Still, where Part I acts as a haphazard opening, Part II circumvents the issue of switching between homogenous introductions by zeroing in on specifics, unafraid to hold America accountable for its own atrocities during this period. From the treatment of black soldiers, to Japanese internment, to America’s own propaganda (which both the film and its subjects readily label as such whilst discussing what facts were skewed), the stories of Stevens, Ford, Huston, Capra and Wyler go beyond their technical and logistical struggles and unearth their wartime efforts to not only inspire enlistment but make America introspect, while also holding a mirror up to any damage their films might have done.

This second part feels more structured (that is to say, it has structure to begin with), moving back and forth between the filmmakers’ efforts on the front lines as they moved further from American shores, as well as the interference of the Government and the studios, as if this battle of artistry was part of the war itself.
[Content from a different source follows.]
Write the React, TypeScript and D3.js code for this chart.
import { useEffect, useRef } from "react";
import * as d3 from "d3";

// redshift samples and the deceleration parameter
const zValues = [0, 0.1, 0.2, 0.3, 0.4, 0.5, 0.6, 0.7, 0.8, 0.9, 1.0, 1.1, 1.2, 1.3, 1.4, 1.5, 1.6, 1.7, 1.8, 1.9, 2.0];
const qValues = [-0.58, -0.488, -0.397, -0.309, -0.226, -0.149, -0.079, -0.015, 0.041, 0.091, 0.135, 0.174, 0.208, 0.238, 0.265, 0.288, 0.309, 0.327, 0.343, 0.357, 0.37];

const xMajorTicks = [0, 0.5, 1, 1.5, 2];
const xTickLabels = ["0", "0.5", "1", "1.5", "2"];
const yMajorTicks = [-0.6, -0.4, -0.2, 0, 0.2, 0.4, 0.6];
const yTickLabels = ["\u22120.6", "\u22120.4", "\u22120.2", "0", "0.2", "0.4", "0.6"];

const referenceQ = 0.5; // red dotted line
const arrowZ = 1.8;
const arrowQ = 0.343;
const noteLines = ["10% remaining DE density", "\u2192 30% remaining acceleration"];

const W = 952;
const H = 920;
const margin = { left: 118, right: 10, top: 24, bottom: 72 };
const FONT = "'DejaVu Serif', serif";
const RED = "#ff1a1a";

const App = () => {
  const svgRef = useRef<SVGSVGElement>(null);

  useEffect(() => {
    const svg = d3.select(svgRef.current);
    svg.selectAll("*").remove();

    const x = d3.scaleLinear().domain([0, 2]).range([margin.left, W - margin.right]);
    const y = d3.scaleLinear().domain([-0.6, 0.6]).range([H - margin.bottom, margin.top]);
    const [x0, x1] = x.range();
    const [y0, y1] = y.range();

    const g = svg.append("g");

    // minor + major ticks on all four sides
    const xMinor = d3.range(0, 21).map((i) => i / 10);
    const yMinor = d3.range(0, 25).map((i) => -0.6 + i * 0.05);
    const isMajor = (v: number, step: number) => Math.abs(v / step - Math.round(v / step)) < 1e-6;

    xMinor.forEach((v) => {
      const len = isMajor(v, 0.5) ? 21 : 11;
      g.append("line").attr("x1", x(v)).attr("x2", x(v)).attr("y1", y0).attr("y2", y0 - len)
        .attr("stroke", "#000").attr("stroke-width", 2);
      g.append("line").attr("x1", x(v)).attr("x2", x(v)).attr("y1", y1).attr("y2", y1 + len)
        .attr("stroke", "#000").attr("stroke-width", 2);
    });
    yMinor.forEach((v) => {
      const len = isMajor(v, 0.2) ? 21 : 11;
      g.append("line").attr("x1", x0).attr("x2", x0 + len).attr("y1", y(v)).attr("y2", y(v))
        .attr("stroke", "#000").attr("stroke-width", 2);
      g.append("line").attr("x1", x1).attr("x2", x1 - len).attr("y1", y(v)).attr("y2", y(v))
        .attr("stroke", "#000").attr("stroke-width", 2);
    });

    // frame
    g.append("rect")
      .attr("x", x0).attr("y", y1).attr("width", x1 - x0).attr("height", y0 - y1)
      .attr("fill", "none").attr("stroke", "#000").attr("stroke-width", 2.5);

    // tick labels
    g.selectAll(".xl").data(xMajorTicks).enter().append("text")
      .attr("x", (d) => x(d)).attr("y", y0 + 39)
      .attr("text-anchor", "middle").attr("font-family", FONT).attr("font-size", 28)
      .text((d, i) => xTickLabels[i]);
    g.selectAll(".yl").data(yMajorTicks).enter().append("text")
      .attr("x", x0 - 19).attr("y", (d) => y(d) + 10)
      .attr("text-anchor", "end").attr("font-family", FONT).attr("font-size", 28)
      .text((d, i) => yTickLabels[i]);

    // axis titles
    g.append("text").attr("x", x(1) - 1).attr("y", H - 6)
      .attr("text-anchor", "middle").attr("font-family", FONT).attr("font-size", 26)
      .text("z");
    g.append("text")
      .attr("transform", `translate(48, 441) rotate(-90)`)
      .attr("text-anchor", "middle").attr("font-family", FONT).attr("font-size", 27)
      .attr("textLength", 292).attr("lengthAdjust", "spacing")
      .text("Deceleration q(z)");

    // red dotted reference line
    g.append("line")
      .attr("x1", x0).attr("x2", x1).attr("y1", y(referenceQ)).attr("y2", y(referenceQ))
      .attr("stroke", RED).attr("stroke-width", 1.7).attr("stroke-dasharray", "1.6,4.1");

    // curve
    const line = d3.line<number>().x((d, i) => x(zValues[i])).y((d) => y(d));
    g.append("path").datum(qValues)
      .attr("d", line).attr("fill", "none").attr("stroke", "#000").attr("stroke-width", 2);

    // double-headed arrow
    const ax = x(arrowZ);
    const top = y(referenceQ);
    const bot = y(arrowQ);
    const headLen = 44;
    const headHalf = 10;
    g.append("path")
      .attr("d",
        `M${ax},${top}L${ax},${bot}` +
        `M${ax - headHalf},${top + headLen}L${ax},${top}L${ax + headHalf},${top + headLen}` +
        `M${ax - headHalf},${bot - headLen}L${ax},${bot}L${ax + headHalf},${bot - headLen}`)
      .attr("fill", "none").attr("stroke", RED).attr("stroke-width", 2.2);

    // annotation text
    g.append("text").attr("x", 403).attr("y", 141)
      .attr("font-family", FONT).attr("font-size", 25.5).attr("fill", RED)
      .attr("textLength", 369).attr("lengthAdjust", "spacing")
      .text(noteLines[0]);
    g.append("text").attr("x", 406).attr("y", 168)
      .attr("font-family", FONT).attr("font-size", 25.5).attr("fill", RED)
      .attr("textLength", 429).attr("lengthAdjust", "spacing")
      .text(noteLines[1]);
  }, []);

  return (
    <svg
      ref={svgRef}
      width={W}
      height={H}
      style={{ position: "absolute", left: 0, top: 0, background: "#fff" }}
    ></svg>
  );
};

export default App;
Wyler, being the one Jewish filmmaker among them, and Capra the only other immigrant, often feel like the most enticing subjects because of their personal stake in the politics of America and its enemies, though there’s no denying the contributions of the likes of Stevens, whose footage of the horrors at Dachau was used as evidence at Nuremberg, Huston, whose Let There Be Light was a vital encapsulation of PTSD (though it wasn’t allowed to be screened until the ‘80s), and Ford, whose post-war cinema of myth and loss redefined America’s artistic landscape.

While Part II makes each individual’s contributions clearer, Part III slows down and acts as a quietly harrowing retrospective on human cruelty; not just the discovery of the goings on at the encampments, but America’s own inhumane actions against the Japanese, both at home and in Japan. The film eventually circles back to its initial focal point (the directors and their unique approaches), but it does so after having journeyed with them through the heart of darkness, eventually finding its central theme in how war changes people and cultures. It takes an awfully long time to get there, but it eventually punctuates this exploration by folding footage of war and Hollwood together, as if permanently linking the way in which we view their histories.

Despite all the darkness it treads, the film finds inspiration in the nature of the story it tells; the story of all stories. The search for good, through art and through people, as a means to capture, cope with and combat an increasingly ugly reality. For all its messy meandering, Five Came Back is ultimately timely. A meaningful history lesson worth watching.

All three episodes hit Netflix on March 31st.